In a departure from the engineering behind typical rigid industrial robots, a team of Harvard University researchers have built what’s reportedly the first autonomous, untethered, entirely soft robot. The device, a pneumatic octopus nicknamed the octobot, is based on 3D printing and microfluidics, and potentially could pave the way for a new generation of completely soft, autonomous machines.
Describing their work in the journal Nature, the researchers said soft robotics could revolutionize how humans interact with machines. Previous efforts to build entirely compliant robots have faced roadblocks. Other soft-bodied robots housed rigid power supplies or have been tethered to external electrical or pneumatic systems.
“One long-standing vision for the field of soft robotics has been to create robots that are entirely soft, but the struggle has always been in replacing rigid components like batteries and electronic controls with analogous soft systems and then putting it all together,” said Robert Wood, a professor at Harvard John A. Paulson School of Engineering and Applied Sciences. “This research demonstrates that we can easily manufacture the key components of a simple, entirely soft robot, which lays the foundation for more complex designs.”
The device, which measures about 7 cm across and is shaped like a small octopus, is made of silicone gels of various hardness. Harvard’s octobot is “pneumatic” based, powered by gas under pressure, but not compressed air. Instead, a small amount of 50% hydrogen-peroxide solution in a fuel cell reacts with a platinum catalyst and transforms the liquid into a large amount of gas, which flows into the octobot’s arms and inflates compartments inside the eight separate limbs. Subsequently venting the gas retracts the arms to their original position.
The octobot does not rely on electronic controls. Instead, the researchers used microfluidic logic as a soft controller and a multi-material, embedded 3D printing method to fabricate pneumatic networks within a molded, elastomeric robot body. A hybrid assembly approach let the team use soft lithography, molding and 3D printing to rapidly fabricate a range of materials and functional elements required for autonomous, untethered operation of a soft robot.
A system of check valves and switch valves within the soft controller regulates fluid flow into and through the system. Flow channels only a few-hundred microns wide are patterned into the soft controller. As an electrical analogy, check valves, fuel tanks, oscillator, reaction chambers, actuators and vent orifices are akin to diodes, supply capacitors, electrical oscillator, amplifiers, capacitors and pull-down resistors, respectively.

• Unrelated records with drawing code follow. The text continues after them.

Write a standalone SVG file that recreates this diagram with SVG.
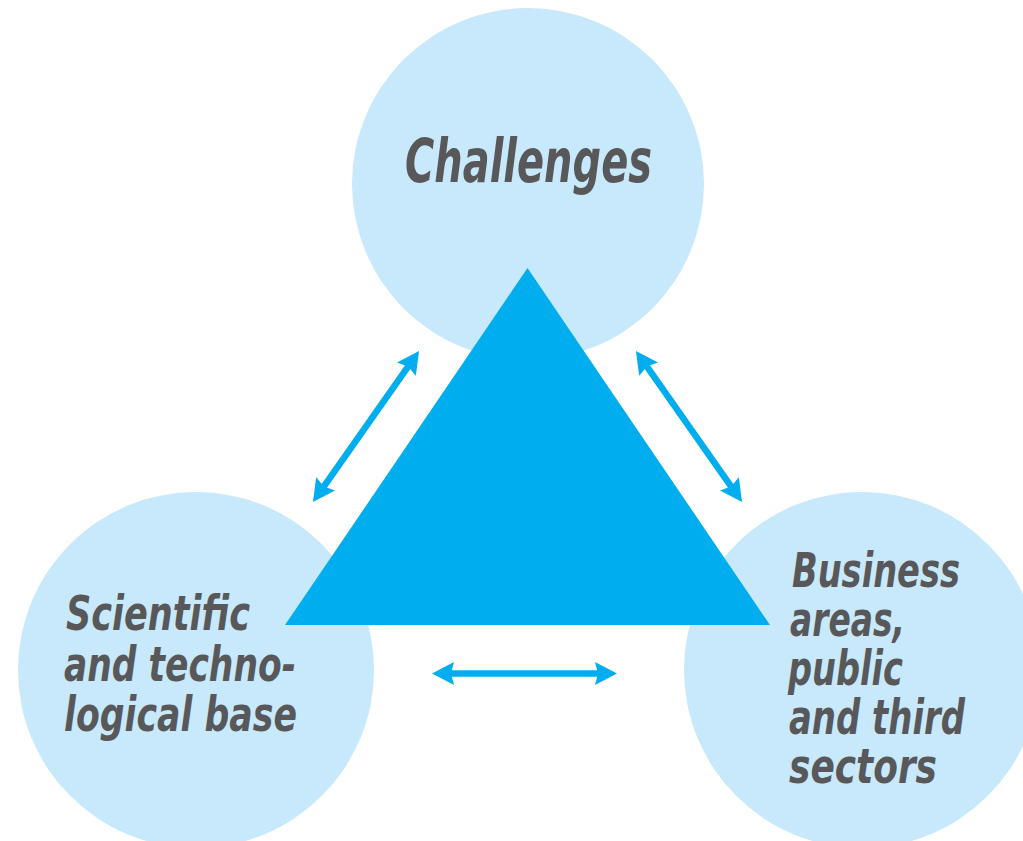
<svg xmlns="http://www.w3.org/2000/svg" width="1023" height="841" viewBox="0 0 1023 841">
  <defs>
    <style>
      .circle { fill: #C7E9FB; }
      .tri { fill: #00AEEF; }
      .conn { stroke: #00AEEF; stroke-width: 6.5; fill: none; }
      .lbl { font-family: "Liberation Sans Narrow", "DejaVu Sans Condensed", "Liberation Sans", sans-serif; font-weight: bold; font-style: italic; fill: #58585A; }
    </style>
    <marker id="ah" markerUnits="userSpaceOnUse" viewBox="-14 -13 26 26" refX="0" refY="0" markerWidth="26" markerHeight="26" orient="auto-start-reverse">
      <path d="M10,0 L-12,-11.5 L-9,0 L-12,11.5 Z" fill="#00AEEF"/>
    </marker>
  </defs>
  <rect width="1023" height="841" fill="#FFFFFF"/>

  <g id="node-challenges">
    <circle class="circle" cx="528" cy="184" r="176"/>
    <text class="lbl" x="405" y="182" font-size="60" textLength="247" lengthAdjust="spacingAndGlyphs">Challenges</text>
  </g>

  <g id="node-science">
    <circle class="circle" cx="196" cy="670" r="178"/>
    <text class="lbl" font-size="48">
      <tspan x="66" y="630" textLength="184" lengthAdjust="spacingAndGlyphs">Scientific</tspan>
      <tspan x="64" y="681" textLength="232" lengthAdjust="spacingAndGlyphs">and techno-</tspan>
      <tspan x="64" y="731" textLength="233" lengthAdjust="spacingAndGlyphs">logical base</tspan>
    </text>
  </g>

  <g id="node-business">
    <circle class="circle" cx="862" cy="670" r="178"/>
    <text class="lbl" font-size="48">
      <tspan x="792" y="587" textLength="168" lengthAdjust="spacingAndGlyphs">Business</tspan>
      <tspan x="790" y="636" textLength="115" lengthAdjust="spacingAndGlyphs">areas,</tspan>
      <tspan x="788" y="685" textLength="115" lengthAdjust="spacingAndGlyphs">public</tspan>
      <tspan x="789" y="734" textLength="176" lengthAdjust="spacingAndGlyphs">and third</tspan>
      <tspan x="789" y="783" textLength="148" lengthAdjust="spacingAndGlyphs">sectors</tspan>
    </text>
  </g>

  <g id="node-triangle">
    <polygon class="tri" points="527.5,268 285,625 770,625"/>
  </g>

  <g id="connectors">
    <line class="conn" x1="318.7" y1="493.8" x2="413.3" y2="359.2" marker-start="url(#ah)" marker-end="url(#ah)"/>
    <line class="conn" x1="641.7" y1="359.2" x2="736.3" y2="493.8" marker-start="url(#ah)" marker-end="url(#ah)"/>
    <line class="conn" x1="442" y1="673.5" x2="607" y2="673.5" marker-start="url(#ah)" marker-end="url(#ah)"/>
  </g>
</svg>
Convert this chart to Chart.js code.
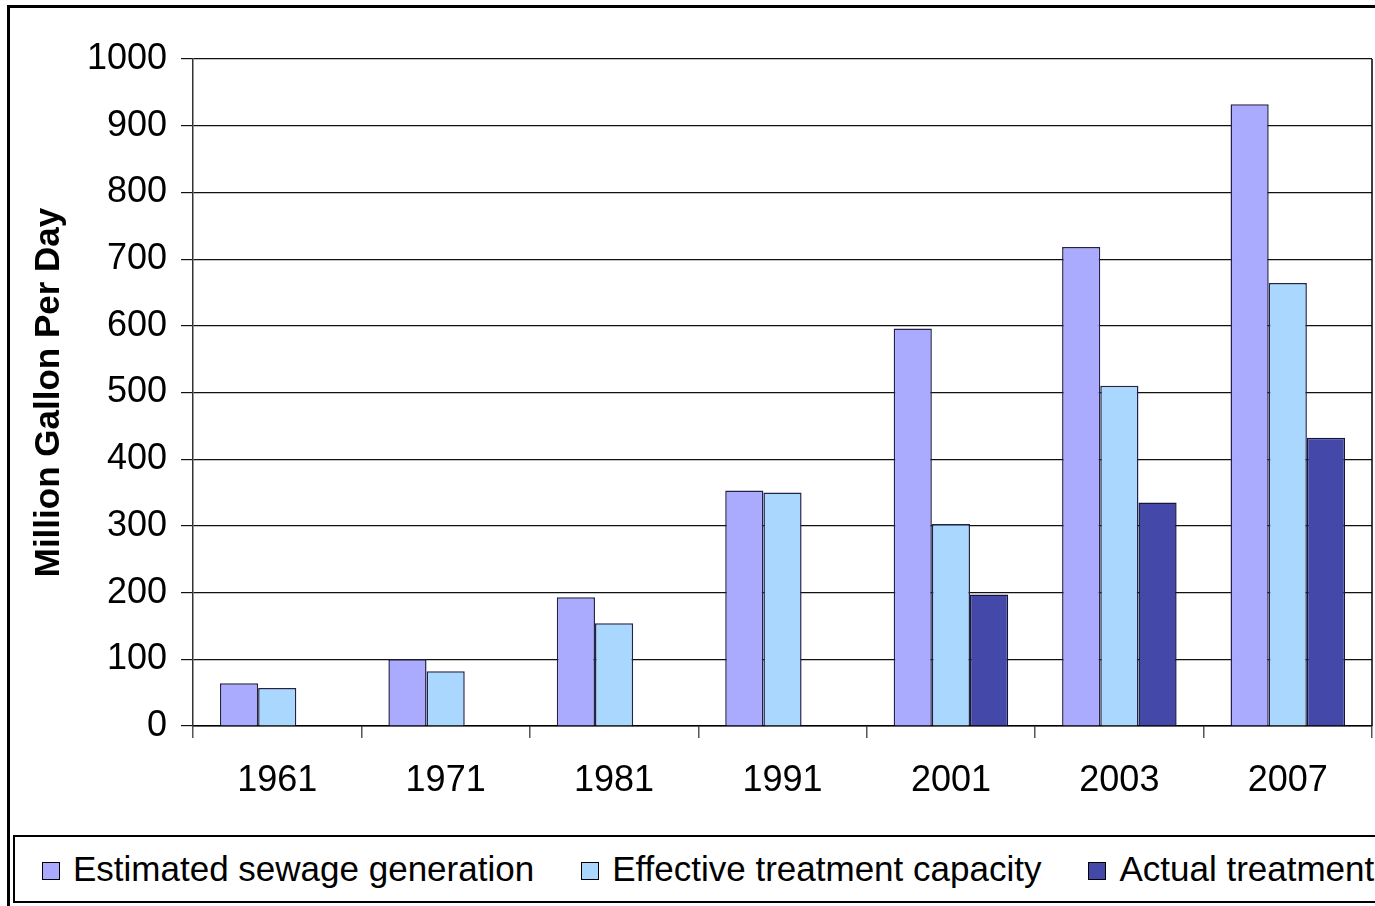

To begin operation, 0.5 ml of fuel is infused via a syringe pump into each of two fuel reservoirs. The fuel reservoirs expand elastically to a pressure of approximately 50 kPa, forcing fuel into the oscillator. The oscillator includes a system of pinch and check valves that alternately routes fuel into the platinum-laden reaction chambers, where it rapidly decomposes. Downstream check valves prevent the resulting pressurized gas from returning to the soft controller, and it flows to the actuators. Gas pressure deflects the actuators and exhausts to atmosphere through a vent orifice. Upon venting, fuel flow into one reaction chamber stops and flow to the other begins, initiating a similar sequence in the other downstream catalytic chamber and actuator network.
The simplicity of the assembly process paves the way for more complex designs, said Ryan Truby, a graduate student and co-author of the paper. Next, the Harvard team hopes to design a pneumatic octopus that can crawl, swim and interact with its environment. Someday, soft robots might be used for surgical operations or to squeeze tools or cameras into difficult-to-access locations.